Cognitive Behavioral Therapy focuses on solving current problems and modifying dysfunctional thinking and behaviors.1 Though originally created as a treatment for depression, CBT has been successfully adapted to a wide array of psychiatric disorders, including Generalized Anxiety Disorder.

Effect of Cognitive-Behavioral Therapy (CBT) on Generalized Anxiety Disorder

The therapist seeks in a variety of ways to produce cognitive change—change in an individual’s thinking and belief system—in order to bring about lasting emotional and behavioral change.

Controlled studies have proven its efficacy in the treatment of various anxiety and depressive disorders. By a wide margin, CBT has more evidence from well-controlled research showing that it works for specified disorders than any other treatment. For example, according to a review article in 2001, approximately 80% of the treatments for specific disorders (for both adults and children) characterized as having research support fall within the CBT class.7 Consequently, CBT predominates among empirically supported treatments for particular disorders.

Read more details about Cognitive-Behavioral Therapy (CBT).

While there are no serious side effects stemming from Cognitive Behavioral Therapy, CBT is not for everyone and another type of treatment may work better for different individuals. CBT is also not a quick fix. A therapist is like a personal trainer that advises and encourages - but cannot 'do' it for you. This will take an investment of time and money on the individual’s part. Moreover, if you are feeling low energy, depressed, or anxious, it can be difficult to concentrate and get motivated and CBT relies on the individual engaging with the process, trying new strategies, and completing “homework” in between sessions. You need to have a certain degree of motivation to benefit from CBT. Lastly, to overcome anxiety or any other psychological disturbance, you need to confront it.

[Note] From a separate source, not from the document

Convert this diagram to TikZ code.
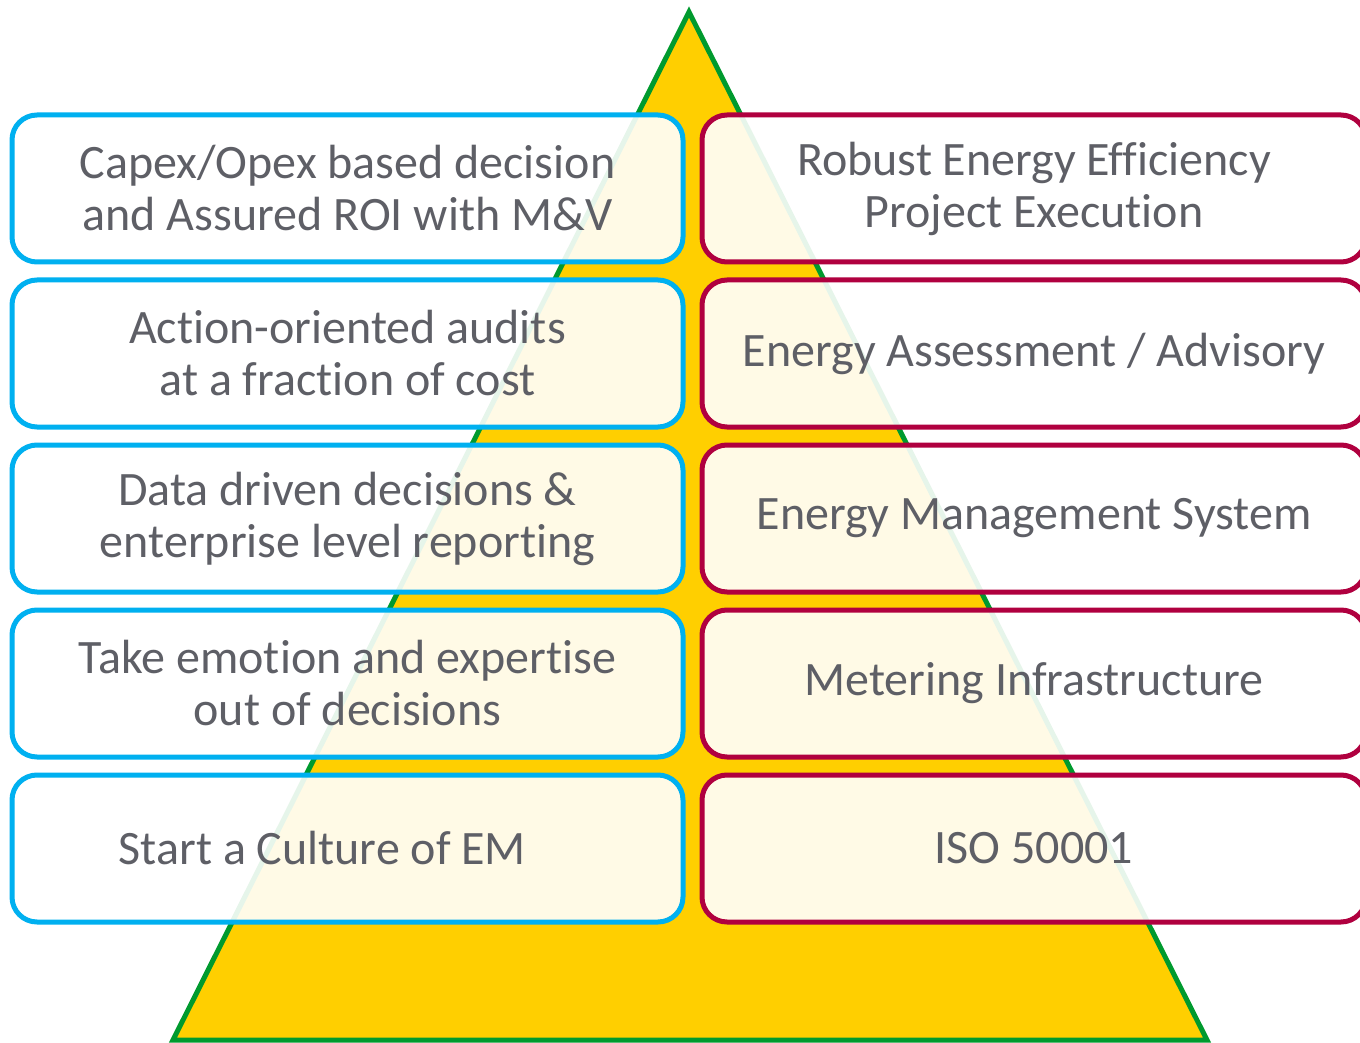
\documentclass[tikz,border=0pt]{standalone}
\usepackage{fontspec}
\setmainfont{Carlito}[Ligatures={NoCommon}]
\usetikzlibrary{positioning}
\definecolor{pyryellow}{HTML}{FFCF00}
\definecolor{pyrgreen}{HTML}{009A2E}
\definecolor{benefitblue}{HTML}{00B0F0}
\definecolor{offerred}{HTML}{B0003F}
\definecolor{textgray}{HTML}{5E5F66}

\begin{document}
\begin{tikzpicture}[x=0.5pt,y=-0.5pt,
			box/.style={rounded corners=12.5pt,line width=2.5pt,fill=white,fill opacity=0.9,
				text opacity=1,text=textgray,minimum height=73.5pt,align=center,
				font=\fontsize{24}{26}\selectfont},
			leftbox/.style={box,draw=benefitblue,minimum width=335.5pt},
			rightbox/.style={box,draw=offerred,minimum width=332pt}]
			\clip (0,0) rectangle (1360,1043);
			
			% the pyramid behind the boxes
			\coordinate (top) at (689,12);
			\draw[line width=2.5pt,draw=pyrgreen,fill=pyryellow] (top) -- (1207,1040) -- (173,1040) -- cycle;
			
			% left column: what the customer gets
			\node[leftbox] (l1) at (347.5,188.5) {Capex/Opex based decision\\and Assured ROI with M\&V};
			\node[leftbox] (l2) [below=6.5pt of l1] {Action-oriented audits\\at a fraction of cost};
			\node[leftbox] (l3) [below=6.5pt of l2] {Data driven decisions \&\\enterprise level reporting};
			\node[leftbox] (l4) [below=6.5pt of l3] {Take emotion and expertise\\out of decisions};
			\node[leftbox] (l5) [below=6.5pt of l4] {Start a Culture of EM\hspace*{25pt}};
			
			% right column: what is offered
			\node[rightbox] (r1) [right=7pt of l1] {Robust Energy Efficiency\\Project Execution};
			\node[rightbox] (r2) [right=7pt of l2] {Energy Assessment / Advisory};
			\node[rightbox] (r3) [right=7pt of l3] {Energy Management System};
			\node[rightbox] (r4) [right=7pt of l4] {Metering Infrastructure};
			\node[rightbox] (r5) [right=7pt of l5] {ISO 50001};
\end{tikzpicture}
\end{document}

This may lead you to feel more anxious for a short time.2 However, if you are able to tolerate this, you may benefit from CBT and ultimately feel some relief from your symptoms. A good therapist will pace your sessions. You decide what you do together, so you stay in control and take on what you feel comfortable with.

References

  1. Beck, A. T. (1964). Thinking and depression: II. Theory and therapy. Archives of General Psychiatry, 10, 561-571.
  1. Williams, C. J. (2001). Overcoming depression. London: Arnold.
  1. Chambless, D. L., & Ollendick, T. H. (2001). Empirically supported psychological interventions: Controversies and evidence. Annual Review of Psychology, 52, 685-716.